The ODE is the following:
$\dot{x} = x^2 -1$
Analytically, I get after separating values and performing a partial fraction decomposition the following answer:
$x(t) = \dfrac{1+e^{2t+c}}{1-e^{2t+c}}$
When I compute it in Wolfram Alpha I get:
$x(t) = \dfrac{1-e^{2t+c}}{e^{2t+c}+1}$
I have checked the integrals separately and compared the solutions to the Phase Plane.
When plotting my solution I think I am getting the solutions for $x_0 < -1 $ and $x_0 > 1$ because they look like it.
I think the Wolfram Alpha solution delivers the solution for $-1<x_0<1$.
Can someone please enlighten me and tell me what I am not getting?
Can I get from one solution to the other?
Is it because of the absolute values I get when integrating?
Thank you all in advance,
Cheers
Santiago
 A: You're right that the problem lies in handling the absolute values. WA may not worry about that, since it's working more formally, possibly allowing complex-valued solutions. But anyway, the correct way of dealing with real-valued solutions is the following:
First, $x(t)=-1$ and $x(t)=1$ are constant solutions.

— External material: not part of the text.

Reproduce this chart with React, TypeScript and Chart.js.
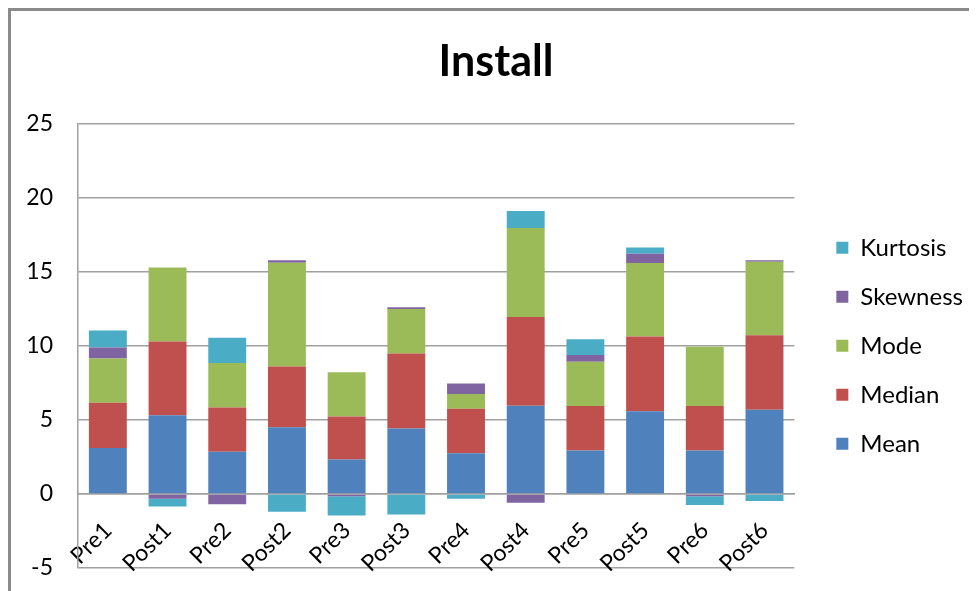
import React, { useEffect, useRef } from "react";
import { Chart, registerables } from "chart.js";

Chart.register(...registerables);

const categories = ["Pre1", "Post1", "Pre2", "Post2", "Pre3", "Post3", "Pre4", "Post4", "Pre5", "Post5", "Pre6", "Post6"];
const meanValues = [3.1, 5.32, 2.84, 4.5, 2.32, 4.42, 2.75, 5.95, 2.93, 5.59, 2.93, 5.68];
const medianValues = [3.05, 4.97, 3.0, 4.1, 2.9, 5.06, 3.0, 6.0, 3.0, 5.04, 3.0, 5.04];
const modeValues = [3.0, 5.0, 3.0, 7.0, 3.0, 3.0, 1.0, 6.0, 3.0, 4.96, 4.0, 4.96];
const skewnessValues = [0.73, -0.32, -0.7, 0.18, -0.16, 0.12, 0.7, -0.6, 0.45, 0.63, -0.15, 0.09];
const kurtosisValues = [1.15, -0.52, 1.7, -1.2, -1.3, -1.38, -0.32, 1.15, 1.06, 0.42, -0.6, -0.48];
const yTicks = [-5, 0, 5, 10, 15, 20, 25];

const FONT = "Lato, 'Open Sans', sans-serif";

export default function App() {
  const ref = useRef<HTMLCanvasElement | null>(null);

  useEffect(() => {
    if (!ref.current) return;
    const chart = new Chart(ref.current, {
      type: "bar",
      data: {
        labels: categories,
        datasets: [
          { label: "Mean", data: meanValues, backgroundColor: "#4F81BD" },
          { label: "Median", data: medianValues, backgroundColor: "#C0504D" },
          { label: "Mode", data: modeValues, backgroundColor: "#9BBB59" },
          { label: "Skewness", data: skewnessValues, backgroundColor: "#8064A2" },
          { label: "Kurtosis", data: kurtosisValues, backgroundColor: "#4BACC6" },
        ],
      },
      options: {
        responsive: false,
        animation: false,
        devicePixelRatio: 1,
        layout: { padding: { left: 12, right: 8, top: 0, bottom: 23 } },
        datasets: {
          bar: { barPercentage: 0.635, categoryPercentage: 1, borderWidth: 0 },
        },
        plugins: {
          title: {
            display: true,
            text: "Install",
            color: "#000",
            font: { family: FONT, size: 43, weight: "bold" },
            padding: { top: 25, bottom: 36 },
          },
          legend: {
            position: "right",
            fullSize: false,
            reverse: true,
            labels: {
              color: "#000",
              font: { family: FONT, size: 24 },
              boxWidth: 12,
              boxHeight: 12,
              padding: 25,
            },
          },
          tooltip: { enabled: false },
        },
        scales: {
          x: {
            stacked: true,
            position: { y: 0 } as any,
            grid: { display: false, drawTicks: false },
            border: { display: true, color: "#a0a0a0", width: 1.5 },
            ticks: {
              color: "#000",
              font: { family: FONT, size: 23 },
              minRotation: 45,
              maxRotation: 45,
              autoSkip: false,
              padding: 23,
            },
          },
          y: {
            stacked: true,
            min: -5,
            max: 25,
            afterBuildTicks: (scale: any) => {
              scale.ticks = yTicks.map((v) => ({ value: v }));
            },
            afterFit: (scale: any) => {
              scale.width = 55;
              scale.paddingTop = 0;
              scale.paddingBottom = 0;
            },
            grid: { color: "#a0a0a0", lineWidth: 1.5, drawTicks: false },
            border: { display: true, color: "#a0a0a0", width: 1.5 },
            ticks: {
              color: "#000",
              font: { family: FONT, size: 23 },
              padding: 25,
            },
          },
          spacer: {
            type: "linear",
            position: "right",
            display: true,
            grid: { display: false, drawTicks: false },
            border: { display: false },
            ticks: { display: false },
            afterFit: (scale: any) => {
              scale.width = 17;
              scale.paddingTop = 0;
              scale.paddingBottom = 0;
            },
          },
        },
      } as any,
    });
    return () => chart.destroy();
  }, []);

  return (
    <div
      style={{
        width: 969,
        height: 583,
        boxSizing: "border-box",
        borderTop: "3px solid #8a8a8a",
        borderLeft: "3px solid #8a8a8a",
        background: "#fff",
      }}
    >
      <canvas ref={ref} width={966} height={580} style={{ display: "block" }} />
    </div>
  );
}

All other solutions necessary satisfy $x \neq \pm 1$ (since different solution curves cannot cross), which means that $x^2 - 1 \neq 0$ and it's safe to separate the variables:
$$
\int\frac{dx}{x^2-1} = \int dt
.
$$
This gives
$$
\frac12 \ln \left| \frac{x-1}{x+1} \right| = t + C
,
$$
where $C \in \mathbf{R}$ is arbitrary,
which in turn implies that
$$
\frac{x-1}{x+1} = \pm e^{2(t+C)} = \pm e^{2C} e^{2t} = D e^{2t}
,
$$
where $D = \pm e^{2C}$ is an arbitrary nonzero real constant.
So we get
$$
x=-1
\quad\text{or}\quad
x=1
\quad\text{or}\quad
x=\frac{1+D e^{2t}}{1-D e^{2t}}
\quad
(D \neq 0)
,
$$
which can be further simplified to
$$
x=-1
\quad\text{or}\quad
x=\frac{1+D e^{2t}}{1-D e^{2t}}
\quad
(D \in \mathbf{R})
.
$$
This will allow you to find the solution for any initial value, say $x(0) = x_0 \in \mathbf{R}$. If $x_0=-1$, then $x(t)=-1$, otherwise there is a unique $D \in \mathbf{R} \setminus \{ 1 \}$, namely $D=(x_0-1)/(x_0+1)$, such that the solution is given by $x(t)=\frac{1+D e^{2t}}{1-D e^{2t}}$ (for all $t$ in the maximal interval of existence).
(Notice that if $x_0>1$ so that $0<D<1$, then the solution blows up at a finite positive time when the denominator becomes zero, and if $x_0<-1$ so that $D>1$, then the solution blows up at a finite negative time. The solution with $D=1$ is singular at $t=0$, which is why that value of $D$ cannot occur if the initial value is given at $t=0$.)